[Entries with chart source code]
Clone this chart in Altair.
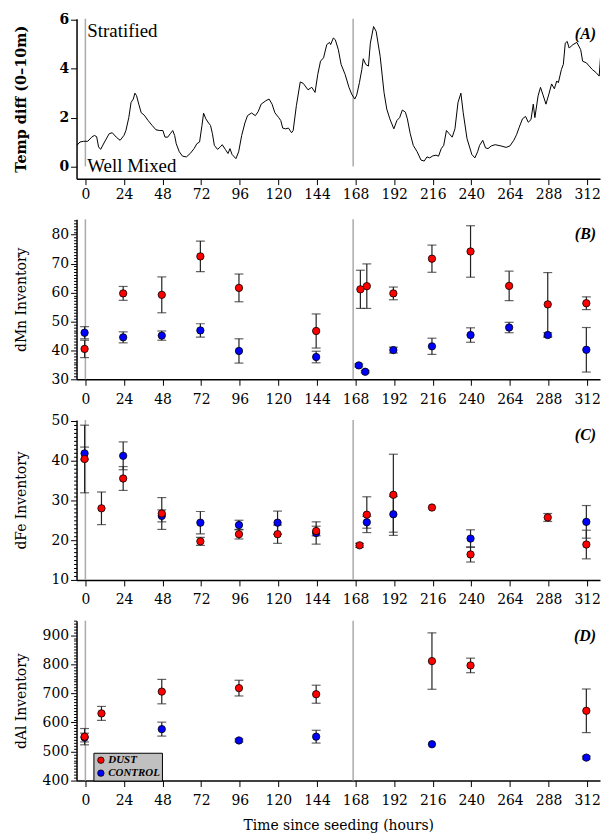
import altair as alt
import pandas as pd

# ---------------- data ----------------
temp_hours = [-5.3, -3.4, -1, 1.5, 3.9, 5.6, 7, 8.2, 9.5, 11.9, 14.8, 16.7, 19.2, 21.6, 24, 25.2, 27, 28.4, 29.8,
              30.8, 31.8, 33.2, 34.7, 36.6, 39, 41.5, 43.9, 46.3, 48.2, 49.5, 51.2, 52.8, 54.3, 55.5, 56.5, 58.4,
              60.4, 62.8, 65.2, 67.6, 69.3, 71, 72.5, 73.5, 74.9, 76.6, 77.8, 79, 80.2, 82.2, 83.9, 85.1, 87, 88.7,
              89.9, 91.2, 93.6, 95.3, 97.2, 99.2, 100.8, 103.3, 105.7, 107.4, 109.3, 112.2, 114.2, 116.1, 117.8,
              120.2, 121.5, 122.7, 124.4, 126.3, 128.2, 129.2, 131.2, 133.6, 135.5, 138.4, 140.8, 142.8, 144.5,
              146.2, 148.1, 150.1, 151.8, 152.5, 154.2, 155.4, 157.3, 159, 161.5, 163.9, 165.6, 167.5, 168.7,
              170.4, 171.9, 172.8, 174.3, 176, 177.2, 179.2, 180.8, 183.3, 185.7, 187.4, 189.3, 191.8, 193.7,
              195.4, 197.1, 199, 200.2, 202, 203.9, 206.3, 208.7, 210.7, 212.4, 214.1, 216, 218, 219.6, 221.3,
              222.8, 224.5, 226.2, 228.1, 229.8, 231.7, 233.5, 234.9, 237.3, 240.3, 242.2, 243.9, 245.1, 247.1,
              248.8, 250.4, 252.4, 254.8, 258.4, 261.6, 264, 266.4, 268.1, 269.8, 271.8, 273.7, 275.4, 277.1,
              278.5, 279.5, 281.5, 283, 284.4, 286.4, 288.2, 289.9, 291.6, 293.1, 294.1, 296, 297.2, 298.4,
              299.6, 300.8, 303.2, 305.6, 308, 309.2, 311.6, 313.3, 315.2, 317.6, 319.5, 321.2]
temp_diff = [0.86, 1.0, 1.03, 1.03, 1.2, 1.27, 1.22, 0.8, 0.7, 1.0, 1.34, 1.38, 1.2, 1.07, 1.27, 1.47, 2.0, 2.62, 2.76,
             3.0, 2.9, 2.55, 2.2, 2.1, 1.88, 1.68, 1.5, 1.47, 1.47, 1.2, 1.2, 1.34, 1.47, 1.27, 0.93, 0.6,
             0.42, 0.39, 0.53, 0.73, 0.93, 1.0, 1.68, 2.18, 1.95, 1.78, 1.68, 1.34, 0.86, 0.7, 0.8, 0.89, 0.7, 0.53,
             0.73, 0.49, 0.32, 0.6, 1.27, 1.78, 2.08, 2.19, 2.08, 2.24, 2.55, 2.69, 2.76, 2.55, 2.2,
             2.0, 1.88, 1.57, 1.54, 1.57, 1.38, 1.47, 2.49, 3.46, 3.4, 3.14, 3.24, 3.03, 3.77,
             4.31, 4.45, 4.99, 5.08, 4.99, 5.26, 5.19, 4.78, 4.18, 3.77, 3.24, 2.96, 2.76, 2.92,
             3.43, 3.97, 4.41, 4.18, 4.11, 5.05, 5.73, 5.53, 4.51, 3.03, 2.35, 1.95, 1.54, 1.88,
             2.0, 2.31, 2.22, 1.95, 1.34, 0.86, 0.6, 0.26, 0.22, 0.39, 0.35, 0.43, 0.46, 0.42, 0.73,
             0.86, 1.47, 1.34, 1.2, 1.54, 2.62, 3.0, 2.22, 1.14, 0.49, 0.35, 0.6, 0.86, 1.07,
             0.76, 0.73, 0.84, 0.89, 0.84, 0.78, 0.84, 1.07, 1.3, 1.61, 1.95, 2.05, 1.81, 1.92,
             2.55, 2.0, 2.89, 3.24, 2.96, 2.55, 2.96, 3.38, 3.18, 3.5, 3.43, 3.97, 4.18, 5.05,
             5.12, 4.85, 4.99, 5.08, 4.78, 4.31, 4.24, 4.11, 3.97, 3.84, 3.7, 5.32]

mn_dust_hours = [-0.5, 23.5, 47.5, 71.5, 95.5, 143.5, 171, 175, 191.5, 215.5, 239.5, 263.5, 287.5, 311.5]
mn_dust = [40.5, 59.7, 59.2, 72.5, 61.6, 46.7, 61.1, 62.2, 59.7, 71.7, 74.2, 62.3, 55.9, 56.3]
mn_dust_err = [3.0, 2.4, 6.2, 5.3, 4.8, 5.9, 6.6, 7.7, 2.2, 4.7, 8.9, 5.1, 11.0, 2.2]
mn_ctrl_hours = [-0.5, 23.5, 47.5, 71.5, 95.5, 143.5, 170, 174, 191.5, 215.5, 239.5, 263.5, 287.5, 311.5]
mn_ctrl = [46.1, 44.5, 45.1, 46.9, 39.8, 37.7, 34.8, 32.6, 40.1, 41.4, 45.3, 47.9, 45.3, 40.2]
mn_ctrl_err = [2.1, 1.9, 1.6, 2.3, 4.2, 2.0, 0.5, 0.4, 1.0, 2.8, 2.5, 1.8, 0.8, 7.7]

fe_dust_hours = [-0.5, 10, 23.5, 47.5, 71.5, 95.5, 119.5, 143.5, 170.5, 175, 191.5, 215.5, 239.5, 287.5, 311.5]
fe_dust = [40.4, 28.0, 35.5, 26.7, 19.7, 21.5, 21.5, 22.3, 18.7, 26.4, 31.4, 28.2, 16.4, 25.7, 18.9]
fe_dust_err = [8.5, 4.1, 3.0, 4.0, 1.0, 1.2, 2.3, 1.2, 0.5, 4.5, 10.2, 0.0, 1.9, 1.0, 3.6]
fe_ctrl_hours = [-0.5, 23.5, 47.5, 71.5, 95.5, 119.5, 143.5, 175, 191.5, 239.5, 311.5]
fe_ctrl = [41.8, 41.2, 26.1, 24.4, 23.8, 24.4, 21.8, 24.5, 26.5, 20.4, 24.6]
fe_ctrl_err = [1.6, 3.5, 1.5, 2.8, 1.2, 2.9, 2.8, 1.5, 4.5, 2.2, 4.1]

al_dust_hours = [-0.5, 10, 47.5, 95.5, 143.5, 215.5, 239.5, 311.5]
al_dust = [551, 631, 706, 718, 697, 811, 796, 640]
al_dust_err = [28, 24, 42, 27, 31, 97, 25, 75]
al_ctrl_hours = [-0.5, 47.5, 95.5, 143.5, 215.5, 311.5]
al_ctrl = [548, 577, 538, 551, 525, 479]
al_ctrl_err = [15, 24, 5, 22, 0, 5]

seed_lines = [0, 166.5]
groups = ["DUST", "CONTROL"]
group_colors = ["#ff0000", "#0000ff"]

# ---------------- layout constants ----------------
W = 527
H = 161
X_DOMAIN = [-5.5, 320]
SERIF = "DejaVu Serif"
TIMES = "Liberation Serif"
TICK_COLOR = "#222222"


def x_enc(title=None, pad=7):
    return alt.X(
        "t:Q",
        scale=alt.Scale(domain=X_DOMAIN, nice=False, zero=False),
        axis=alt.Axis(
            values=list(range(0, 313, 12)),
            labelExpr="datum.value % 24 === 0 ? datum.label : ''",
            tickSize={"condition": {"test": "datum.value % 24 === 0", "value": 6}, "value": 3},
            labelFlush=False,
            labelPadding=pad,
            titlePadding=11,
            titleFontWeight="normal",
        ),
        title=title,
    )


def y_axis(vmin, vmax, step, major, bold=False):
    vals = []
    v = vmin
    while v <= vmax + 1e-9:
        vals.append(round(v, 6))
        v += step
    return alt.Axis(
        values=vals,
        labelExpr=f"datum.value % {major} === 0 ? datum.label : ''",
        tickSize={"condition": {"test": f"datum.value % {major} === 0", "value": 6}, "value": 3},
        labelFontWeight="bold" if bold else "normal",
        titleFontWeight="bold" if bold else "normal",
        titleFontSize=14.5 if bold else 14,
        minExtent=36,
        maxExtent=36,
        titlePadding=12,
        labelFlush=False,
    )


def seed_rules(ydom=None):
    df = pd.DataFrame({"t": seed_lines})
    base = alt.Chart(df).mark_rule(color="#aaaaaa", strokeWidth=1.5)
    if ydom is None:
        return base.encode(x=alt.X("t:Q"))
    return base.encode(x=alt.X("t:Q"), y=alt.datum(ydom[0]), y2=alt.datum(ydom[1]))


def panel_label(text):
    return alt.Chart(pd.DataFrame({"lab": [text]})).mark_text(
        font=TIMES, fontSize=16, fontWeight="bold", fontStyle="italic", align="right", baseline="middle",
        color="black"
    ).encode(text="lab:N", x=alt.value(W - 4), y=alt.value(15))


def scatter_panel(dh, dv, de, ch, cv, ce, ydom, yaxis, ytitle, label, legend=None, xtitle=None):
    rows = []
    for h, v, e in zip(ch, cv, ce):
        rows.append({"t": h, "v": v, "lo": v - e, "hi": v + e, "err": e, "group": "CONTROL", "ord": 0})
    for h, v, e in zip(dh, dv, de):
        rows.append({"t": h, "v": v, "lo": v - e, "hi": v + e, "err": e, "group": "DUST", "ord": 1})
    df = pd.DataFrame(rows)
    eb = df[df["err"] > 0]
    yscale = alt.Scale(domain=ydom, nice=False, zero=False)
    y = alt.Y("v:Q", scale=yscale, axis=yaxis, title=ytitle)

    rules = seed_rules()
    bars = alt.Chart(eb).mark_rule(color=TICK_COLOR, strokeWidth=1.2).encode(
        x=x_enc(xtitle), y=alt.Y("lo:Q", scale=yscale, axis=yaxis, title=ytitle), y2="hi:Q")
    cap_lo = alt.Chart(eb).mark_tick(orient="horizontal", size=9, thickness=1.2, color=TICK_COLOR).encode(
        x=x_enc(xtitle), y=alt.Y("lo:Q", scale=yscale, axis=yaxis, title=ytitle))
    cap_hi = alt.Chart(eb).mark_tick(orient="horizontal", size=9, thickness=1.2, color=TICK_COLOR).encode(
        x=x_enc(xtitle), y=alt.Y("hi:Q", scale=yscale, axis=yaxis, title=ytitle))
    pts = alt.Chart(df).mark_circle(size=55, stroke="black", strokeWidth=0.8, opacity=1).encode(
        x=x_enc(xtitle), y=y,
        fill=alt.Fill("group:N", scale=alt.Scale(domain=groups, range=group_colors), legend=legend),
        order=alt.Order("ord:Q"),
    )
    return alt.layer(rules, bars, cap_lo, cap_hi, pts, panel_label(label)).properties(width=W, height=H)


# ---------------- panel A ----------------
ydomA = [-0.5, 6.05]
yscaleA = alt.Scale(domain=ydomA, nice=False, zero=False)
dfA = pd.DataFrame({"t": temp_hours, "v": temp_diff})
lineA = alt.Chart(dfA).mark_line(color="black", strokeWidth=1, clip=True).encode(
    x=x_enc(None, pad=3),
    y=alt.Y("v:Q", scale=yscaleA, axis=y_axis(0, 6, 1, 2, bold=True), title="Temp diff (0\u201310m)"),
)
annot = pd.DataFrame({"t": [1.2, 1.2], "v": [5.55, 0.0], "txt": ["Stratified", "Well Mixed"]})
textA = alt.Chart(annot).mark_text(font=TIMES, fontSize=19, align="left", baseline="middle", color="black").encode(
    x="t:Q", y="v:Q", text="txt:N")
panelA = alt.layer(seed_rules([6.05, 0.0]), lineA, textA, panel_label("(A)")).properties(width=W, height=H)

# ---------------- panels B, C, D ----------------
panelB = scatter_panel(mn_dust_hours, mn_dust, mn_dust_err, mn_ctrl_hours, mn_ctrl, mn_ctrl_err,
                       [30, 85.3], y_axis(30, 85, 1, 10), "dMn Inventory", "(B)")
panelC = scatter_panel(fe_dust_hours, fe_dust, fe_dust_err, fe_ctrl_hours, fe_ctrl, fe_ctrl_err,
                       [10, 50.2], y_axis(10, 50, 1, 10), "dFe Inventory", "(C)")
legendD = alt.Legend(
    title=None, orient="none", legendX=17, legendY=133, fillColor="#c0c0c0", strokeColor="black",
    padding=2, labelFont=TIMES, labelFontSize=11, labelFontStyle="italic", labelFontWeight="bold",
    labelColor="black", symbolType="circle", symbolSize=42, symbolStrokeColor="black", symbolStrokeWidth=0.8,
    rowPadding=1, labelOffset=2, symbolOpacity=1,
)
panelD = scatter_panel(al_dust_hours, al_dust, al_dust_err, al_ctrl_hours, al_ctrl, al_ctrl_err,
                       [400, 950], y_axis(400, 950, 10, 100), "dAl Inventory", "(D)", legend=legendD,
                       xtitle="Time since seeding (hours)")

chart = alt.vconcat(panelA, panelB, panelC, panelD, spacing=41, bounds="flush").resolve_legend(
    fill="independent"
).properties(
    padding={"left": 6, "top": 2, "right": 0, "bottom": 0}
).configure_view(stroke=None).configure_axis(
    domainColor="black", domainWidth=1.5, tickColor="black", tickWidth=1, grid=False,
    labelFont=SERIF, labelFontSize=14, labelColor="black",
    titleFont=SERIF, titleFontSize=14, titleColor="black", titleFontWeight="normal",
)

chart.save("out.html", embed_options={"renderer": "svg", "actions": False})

* * *

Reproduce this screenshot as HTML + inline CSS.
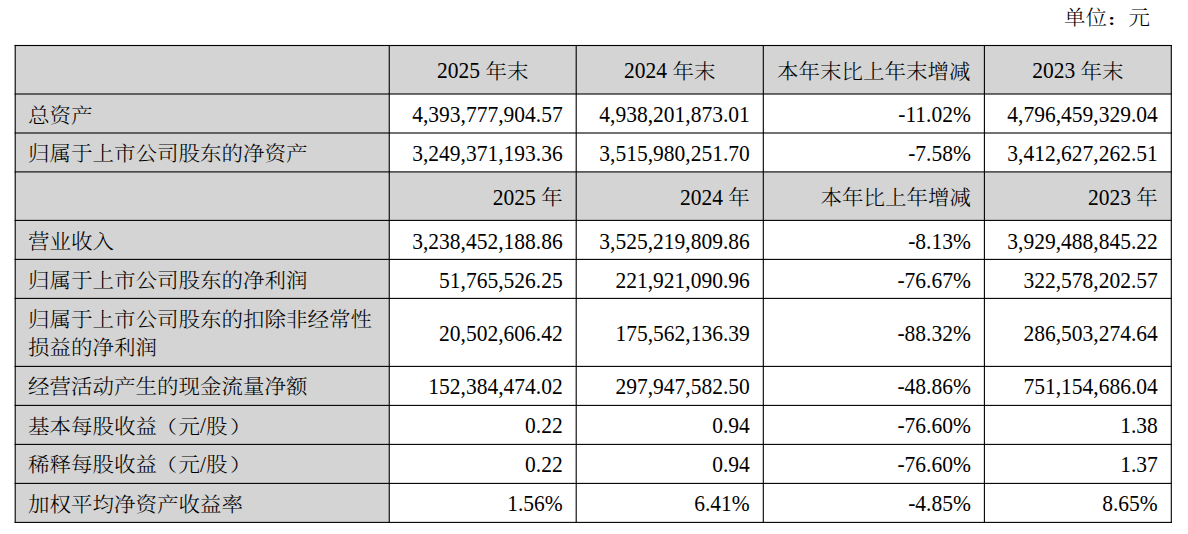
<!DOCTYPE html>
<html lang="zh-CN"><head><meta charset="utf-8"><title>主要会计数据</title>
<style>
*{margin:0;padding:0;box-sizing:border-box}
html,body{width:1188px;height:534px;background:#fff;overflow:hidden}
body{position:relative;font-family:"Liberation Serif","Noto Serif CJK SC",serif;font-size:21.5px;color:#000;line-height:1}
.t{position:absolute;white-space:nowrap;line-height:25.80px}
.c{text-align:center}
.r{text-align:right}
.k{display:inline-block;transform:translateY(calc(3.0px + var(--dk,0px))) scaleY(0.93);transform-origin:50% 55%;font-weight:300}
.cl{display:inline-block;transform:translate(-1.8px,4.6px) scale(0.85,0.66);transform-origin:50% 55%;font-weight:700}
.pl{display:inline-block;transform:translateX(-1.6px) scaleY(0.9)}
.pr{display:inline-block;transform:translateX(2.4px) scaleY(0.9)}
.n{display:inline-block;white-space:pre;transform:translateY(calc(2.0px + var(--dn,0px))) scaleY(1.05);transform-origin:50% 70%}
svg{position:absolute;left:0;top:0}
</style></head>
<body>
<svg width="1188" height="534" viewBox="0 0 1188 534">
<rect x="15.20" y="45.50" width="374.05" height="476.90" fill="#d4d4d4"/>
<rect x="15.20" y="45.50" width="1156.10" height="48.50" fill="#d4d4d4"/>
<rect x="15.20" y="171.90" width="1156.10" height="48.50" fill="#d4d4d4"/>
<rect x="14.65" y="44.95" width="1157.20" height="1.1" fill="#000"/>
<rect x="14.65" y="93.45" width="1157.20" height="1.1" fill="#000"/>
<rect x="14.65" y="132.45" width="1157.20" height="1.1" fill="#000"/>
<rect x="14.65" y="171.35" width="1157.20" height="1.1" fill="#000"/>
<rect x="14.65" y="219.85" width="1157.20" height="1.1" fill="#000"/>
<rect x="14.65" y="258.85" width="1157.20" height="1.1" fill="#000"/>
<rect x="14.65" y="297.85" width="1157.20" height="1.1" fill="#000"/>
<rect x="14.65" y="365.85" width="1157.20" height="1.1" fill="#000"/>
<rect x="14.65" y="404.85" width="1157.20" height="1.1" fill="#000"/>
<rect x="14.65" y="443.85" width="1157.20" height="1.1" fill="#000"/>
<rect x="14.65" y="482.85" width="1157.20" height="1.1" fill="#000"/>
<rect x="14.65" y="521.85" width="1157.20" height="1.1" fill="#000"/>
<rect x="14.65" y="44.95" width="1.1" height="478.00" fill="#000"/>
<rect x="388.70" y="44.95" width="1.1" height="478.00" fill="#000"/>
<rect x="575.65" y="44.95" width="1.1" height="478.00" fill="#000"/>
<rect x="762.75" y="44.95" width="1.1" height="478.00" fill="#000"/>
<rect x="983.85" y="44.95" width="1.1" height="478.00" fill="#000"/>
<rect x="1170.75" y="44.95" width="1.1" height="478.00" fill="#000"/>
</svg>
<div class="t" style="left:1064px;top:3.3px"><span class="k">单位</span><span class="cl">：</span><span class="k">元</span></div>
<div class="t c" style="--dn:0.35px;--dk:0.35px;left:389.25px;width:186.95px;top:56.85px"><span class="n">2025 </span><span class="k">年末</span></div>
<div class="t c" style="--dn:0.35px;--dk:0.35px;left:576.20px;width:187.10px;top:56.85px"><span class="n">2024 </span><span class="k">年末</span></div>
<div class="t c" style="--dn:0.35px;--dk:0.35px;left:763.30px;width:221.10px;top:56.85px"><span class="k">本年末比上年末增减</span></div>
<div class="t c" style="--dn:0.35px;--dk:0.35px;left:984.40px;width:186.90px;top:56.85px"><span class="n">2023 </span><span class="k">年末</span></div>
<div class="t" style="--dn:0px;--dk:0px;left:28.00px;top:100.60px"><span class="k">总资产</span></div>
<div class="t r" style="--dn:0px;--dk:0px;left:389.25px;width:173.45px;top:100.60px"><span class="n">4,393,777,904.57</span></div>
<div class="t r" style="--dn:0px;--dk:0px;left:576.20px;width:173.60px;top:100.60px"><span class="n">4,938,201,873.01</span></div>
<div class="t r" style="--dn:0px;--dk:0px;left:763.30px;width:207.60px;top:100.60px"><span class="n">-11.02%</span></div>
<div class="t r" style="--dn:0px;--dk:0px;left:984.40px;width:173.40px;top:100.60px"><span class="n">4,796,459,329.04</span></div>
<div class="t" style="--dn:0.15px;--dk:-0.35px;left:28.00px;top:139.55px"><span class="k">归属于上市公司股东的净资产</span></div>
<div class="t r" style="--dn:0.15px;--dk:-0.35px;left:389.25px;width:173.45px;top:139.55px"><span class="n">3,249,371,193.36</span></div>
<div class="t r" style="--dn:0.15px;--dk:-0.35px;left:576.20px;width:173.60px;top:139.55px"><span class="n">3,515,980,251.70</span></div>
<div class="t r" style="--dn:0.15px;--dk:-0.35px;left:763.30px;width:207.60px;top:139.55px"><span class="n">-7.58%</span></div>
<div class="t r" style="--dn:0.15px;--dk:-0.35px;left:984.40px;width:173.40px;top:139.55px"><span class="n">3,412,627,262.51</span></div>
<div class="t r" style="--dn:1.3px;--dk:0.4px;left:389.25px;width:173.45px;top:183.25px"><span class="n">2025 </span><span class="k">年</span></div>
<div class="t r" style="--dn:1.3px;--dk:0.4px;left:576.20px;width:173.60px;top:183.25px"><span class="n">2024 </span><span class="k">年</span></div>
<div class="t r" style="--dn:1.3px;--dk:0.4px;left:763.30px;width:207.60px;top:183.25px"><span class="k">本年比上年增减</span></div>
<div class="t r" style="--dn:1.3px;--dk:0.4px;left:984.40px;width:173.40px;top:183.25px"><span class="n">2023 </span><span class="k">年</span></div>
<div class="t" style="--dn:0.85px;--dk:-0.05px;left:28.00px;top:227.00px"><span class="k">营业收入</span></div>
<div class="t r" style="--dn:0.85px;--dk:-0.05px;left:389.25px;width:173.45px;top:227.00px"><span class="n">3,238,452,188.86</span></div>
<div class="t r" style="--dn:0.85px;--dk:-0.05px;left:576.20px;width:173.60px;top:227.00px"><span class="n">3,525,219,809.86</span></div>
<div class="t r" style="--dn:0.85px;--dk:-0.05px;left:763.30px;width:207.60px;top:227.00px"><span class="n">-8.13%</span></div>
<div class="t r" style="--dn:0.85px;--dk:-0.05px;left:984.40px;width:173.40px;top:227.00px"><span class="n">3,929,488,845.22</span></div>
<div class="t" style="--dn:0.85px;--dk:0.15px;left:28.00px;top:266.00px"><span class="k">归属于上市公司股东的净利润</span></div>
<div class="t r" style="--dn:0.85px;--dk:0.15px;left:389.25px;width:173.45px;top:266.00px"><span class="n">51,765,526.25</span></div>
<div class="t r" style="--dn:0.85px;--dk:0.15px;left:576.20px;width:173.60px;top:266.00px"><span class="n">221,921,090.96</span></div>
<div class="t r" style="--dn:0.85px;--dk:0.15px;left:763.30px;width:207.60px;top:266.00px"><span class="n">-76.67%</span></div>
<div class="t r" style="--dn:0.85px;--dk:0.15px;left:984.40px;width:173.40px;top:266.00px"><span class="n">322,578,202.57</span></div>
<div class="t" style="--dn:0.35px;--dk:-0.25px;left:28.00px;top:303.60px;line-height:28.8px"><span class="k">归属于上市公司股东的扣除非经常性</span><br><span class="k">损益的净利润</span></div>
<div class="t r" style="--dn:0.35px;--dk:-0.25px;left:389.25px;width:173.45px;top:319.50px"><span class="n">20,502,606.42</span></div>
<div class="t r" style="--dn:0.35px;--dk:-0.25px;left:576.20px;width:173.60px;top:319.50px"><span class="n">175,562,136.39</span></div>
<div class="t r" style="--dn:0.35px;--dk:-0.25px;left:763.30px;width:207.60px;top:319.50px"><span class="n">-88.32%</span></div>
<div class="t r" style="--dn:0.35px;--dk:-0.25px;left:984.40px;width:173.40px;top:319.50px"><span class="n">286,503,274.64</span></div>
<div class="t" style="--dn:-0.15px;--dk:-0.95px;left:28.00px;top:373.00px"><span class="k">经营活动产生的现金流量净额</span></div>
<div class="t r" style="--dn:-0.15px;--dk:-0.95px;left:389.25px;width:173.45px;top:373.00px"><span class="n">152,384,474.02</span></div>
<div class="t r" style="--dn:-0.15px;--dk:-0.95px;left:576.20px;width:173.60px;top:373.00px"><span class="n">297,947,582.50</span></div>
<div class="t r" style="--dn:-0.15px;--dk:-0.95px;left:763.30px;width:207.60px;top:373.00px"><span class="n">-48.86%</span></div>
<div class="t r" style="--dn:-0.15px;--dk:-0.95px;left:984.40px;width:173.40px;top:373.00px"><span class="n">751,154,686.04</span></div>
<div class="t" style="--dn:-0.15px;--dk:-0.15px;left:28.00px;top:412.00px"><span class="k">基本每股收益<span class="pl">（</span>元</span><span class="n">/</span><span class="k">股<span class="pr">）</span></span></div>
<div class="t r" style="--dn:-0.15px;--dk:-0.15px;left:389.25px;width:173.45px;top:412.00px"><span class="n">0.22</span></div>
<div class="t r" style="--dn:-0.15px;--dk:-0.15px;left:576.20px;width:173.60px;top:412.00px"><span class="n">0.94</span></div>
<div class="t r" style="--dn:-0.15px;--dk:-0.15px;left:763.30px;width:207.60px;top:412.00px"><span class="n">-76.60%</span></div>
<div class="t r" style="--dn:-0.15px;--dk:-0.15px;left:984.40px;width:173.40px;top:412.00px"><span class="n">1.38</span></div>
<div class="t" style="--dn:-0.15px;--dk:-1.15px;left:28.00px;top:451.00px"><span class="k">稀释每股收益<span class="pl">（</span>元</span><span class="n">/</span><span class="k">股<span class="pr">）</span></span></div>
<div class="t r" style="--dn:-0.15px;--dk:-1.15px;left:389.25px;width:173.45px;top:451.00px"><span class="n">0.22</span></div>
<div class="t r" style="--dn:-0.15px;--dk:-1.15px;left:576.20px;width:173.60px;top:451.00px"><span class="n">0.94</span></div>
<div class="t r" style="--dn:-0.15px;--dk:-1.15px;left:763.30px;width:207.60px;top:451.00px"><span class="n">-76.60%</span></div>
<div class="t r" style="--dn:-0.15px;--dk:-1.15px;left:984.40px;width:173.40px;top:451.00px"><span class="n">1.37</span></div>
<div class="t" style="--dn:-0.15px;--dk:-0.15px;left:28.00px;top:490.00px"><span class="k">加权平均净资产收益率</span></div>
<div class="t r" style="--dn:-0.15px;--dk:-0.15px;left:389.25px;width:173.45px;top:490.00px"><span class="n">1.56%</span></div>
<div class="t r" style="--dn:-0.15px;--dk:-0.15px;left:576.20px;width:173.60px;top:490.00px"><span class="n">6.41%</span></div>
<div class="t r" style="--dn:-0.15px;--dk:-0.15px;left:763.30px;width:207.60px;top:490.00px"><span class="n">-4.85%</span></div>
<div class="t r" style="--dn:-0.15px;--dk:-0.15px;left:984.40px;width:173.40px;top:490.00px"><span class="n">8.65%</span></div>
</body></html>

### [What you need to do]
Skip the pictures. Set down only the lines from the one containing "Clone this chart in Altair." through the one containing "import pandas as pd", exactly as they appear, ends included.

### [Expected answer]
Clone this chart in Altair.
import altair as alt
import pandas as pd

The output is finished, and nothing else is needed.